--- begin Dataset content ---

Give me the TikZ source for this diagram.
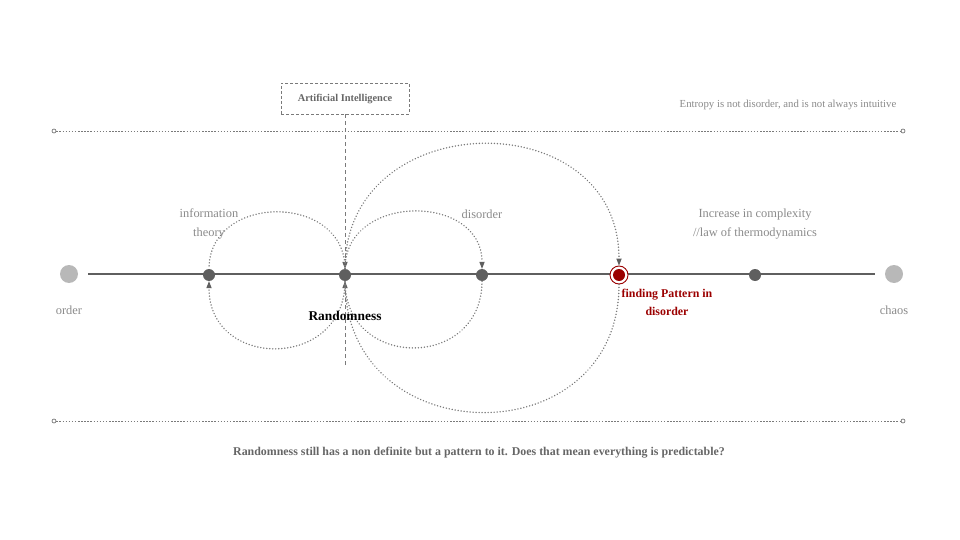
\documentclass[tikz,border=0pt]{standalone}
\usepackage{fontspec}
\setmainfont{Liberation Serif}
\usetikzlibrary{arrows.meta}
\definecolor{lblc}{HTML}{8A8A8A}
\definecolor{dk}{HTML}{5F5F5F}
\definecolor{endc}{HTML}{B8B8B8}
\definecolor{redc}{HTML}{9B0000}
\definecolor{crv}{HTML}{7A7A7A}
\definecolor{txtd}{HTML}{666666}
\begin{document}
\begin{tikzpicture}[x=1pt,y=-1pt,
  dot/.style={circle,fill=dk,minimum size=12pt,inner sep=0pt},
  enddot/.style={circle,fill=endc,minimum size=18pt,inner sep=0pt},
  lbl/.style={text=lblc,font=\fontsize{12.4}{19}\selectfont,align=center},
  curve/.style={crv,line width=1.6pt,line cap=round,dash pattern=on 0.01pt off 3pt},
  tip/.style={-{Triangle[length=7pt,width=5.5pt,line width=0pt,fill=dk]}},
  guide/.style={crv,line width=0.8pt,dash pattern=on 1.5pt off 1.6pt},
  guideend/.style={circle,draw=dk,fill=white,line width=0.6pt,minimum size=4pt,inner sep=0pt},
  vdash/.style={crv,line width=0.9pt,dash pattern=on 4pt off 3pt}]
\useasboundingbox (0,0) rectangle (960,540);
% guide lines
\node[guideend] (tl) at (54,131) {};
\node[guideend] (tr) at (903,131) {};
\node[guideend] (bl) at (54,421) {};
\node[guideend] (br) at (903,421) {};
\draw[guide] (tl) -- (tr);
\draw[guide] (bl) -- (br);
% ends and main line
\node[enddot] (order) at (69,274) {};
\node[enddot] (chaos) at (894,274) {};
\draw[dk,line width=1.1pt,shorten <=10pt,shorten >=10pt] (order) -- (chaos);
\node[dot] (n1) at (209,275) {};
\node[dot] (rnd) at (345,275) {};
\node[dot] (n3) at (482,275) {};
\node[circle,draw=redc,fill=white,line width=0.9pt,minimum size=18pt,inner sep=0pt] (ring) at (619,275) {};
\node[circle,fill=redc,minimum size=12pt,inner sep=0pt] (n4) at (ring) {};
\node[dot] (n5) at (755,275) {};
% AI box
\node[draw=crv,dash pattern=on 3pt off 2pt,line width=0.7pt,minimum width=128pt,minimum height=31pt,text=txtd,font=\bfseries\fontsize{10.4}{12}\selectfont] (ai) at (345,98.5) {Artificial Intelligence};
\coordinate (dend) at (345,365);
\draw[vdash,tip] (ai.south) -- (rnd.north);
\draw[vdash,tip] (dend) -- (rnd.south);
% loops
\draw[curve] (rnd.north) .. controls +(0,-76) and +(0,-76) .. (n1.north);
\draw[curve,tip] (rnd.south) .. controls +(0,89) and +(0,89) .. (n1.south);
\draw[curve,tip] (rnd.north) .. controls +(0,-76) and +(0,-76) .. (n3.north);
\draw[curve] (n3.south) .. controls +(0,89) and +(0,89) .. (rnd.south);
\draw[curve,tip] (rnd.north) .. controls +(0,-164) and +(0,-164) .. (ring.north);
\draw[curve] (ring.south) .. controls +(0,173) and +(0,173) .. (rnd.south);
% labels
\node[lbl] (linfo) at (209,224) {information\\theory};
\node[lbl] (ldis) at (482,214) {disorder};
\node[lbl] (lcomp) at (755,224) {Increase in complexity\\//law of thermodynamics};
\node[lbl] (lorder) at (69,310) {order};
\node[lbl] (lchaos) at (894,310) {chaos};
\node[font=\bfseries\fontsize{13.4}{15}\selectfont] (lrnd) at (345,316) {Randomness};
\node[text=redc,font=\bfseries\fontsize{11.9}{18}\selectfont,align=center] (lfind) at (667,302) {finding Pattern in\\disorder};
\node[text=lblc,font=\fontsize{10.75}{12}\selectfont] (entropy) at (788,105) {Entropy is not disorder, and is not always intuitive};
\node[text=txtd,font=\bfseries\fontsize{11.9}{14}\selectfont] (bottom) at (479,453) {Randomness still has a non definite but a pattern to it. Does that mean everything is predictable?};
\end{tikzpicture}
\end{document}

--- end Dataset content ---

• Instructions to follow
Quote the full listing above word for word; exclude every picture from the copy.

• Final result
Give me the TikZ source for this diagram.
\documentclass[tikz,border=0pt]{standalone}
\usepackage{fontspec}
\setmainfont{Liberation Serif}
\usetikzlibrary{arrows.meta}
\definecolor{lblc}{HTML}{8A8A8A}
\definecolor{dk}{HTML}{5F5F5F}
\definecolor{endc}{HTML}{B8B8B8}
\definecolor{redc}{HTML}{9B0000}
\definecolor{crv}{HTML}{7A7A7A}
\definecolor{txtd}{HTML}{666666}
\begin{document}
\begin{tikzpicture}[x=1pt,y=-1pt,
  dot/.style={circle,fill=dk,minimum size=12pt,inner sep=0pt},
  enddot/.style={circle,fill=endc,minimum size=18pt,inner sep=0pt},
  lbl/.style={text=lblc,font=\fontsize{12.4}{19}\selectfont,align=center},
  curve/.style={crv,line width=1.6pt,line cap=round,dash pattern=on 0.01pt off 3pt},
  tip/.style={-{Triangle[length=7pt,width=5.5pt,line width=0pt,fill=dk]}},
  guide/.style={crv,line width=0.8pt,dash pattern=on 1.5pt off 1.6pt},
  guideend/.style={circle,draw=dk,fill=white,line width=0.6pt,minimum size=4pt,inner sep=0pt},
  vdash/.style={crv,line width=0.9pt,dash pattern=on 4pt off 3pt}]
\useasboundingbox (0,0) rectangle (960,540);
% guide lines
\node[guideend] (tl) at (54,131) {};
\node[guideend] (tr) at (903,131) {};
\node[guideend] (bl) at (54,421) {};
\node[guideend] (br) at (903,421) {};
\draw[guide] (tl) -- (tr);
\draw[guide] (bl) -- (br);
% ends and main line
\node[enddot] (order) at (69,274) {};
\node[enddot] (chaos) at (894,274) {};
\draw[dk,line width=1.1pt,shorten <=10pt,shorten >=10pt] (order) -- (chaos);
\node[dot] (n1) at (209,275) {};
\node[dot] (rnd) at (345,275) {};
\node[dot] (n3) at (482,275) {};
\node[circle,draw=redc,fill=white,line width=0.9pt,minimum size=18pt,inner sep=0pt] (ring) at (619,275) {};
\node[circle,fill=redc,minimum size=12pt,inner sep=0pt] (n4) at (ring) {};
\node[dot] (n5) at (755,275) {};
% AI box
\node[draw=crv,dash pattern=on 3pt off 2pt,line width=0.7pt,minimum width=128pt,minimum height=31pt,text=txtd,font=\bfseries\fontsize{10.4}{12}\selectfont] (ai) at (345,98.5) {Artificial Intelligence};
\coordinate (dend) at (345,365);
\draw[vdash,tip] (ai.south) -- (rnd.north);
\draw[vdash,tip] (dend) -- (rnd.south);
% loops
\draw[curve] (rnd.north) .. controls +(0,-76) and +(0,-76) .. (n1.north);
\draw[curve,tip] (rnd.south) .. controls +(0,89) and +(0,89) .. (n1.south);
\draw[curve,tip] (rnd.north) .. controls +(0,-76) and +(0,-76) .. (n3.north);
\draw[curve] (n3.south) .. controls +(0,89) and +(0,89) .. (rnd.south);
\draw[curve,tip] (rnd.north) .. controls +(0,-164) and +(0,-164) .. (ring.north);
\draw[curve] (ring.south) .. controls +(0,173) and +(0,173) .. (rnd.south);
% labels
\node[lbl] (linfo) at (209,224) {information\\theory};
\node[lbl] (ldis) at (482,214) {disorder};
\node[lbl] (lcomp) at (755,224) {Increase in complexity\\//law of thermodynamics};
\node[lbl] (lorder) at (69,310) {order};
\node[lbl] (lchaos) at (894,310) {chaos};
\node[font=\bfseries\fontsize{13.4}{15}\selectfont] (lrnd) at (345,316) {Randomness};
\node[text=redc,font=\bfseries\fontsize{11.9}{18}\selectfont,align=center] (lfind) at (667,302) {finding Pattern in\\disorder};
\node[text=lblc,font=\fontsize{10.75}{12}\selectfont] (entropy) at (788,105) {Entropy is not disorder, and is not always intuitive};
\node[text=txtd,font=\bfseries\fontsize{11.9}{14}\selectfont] (bottom) at (479,453) {Randomness still has a non definite but a pattern to it. Does that mean everything is predictable?};
\end{tikzpicture}
\end{document}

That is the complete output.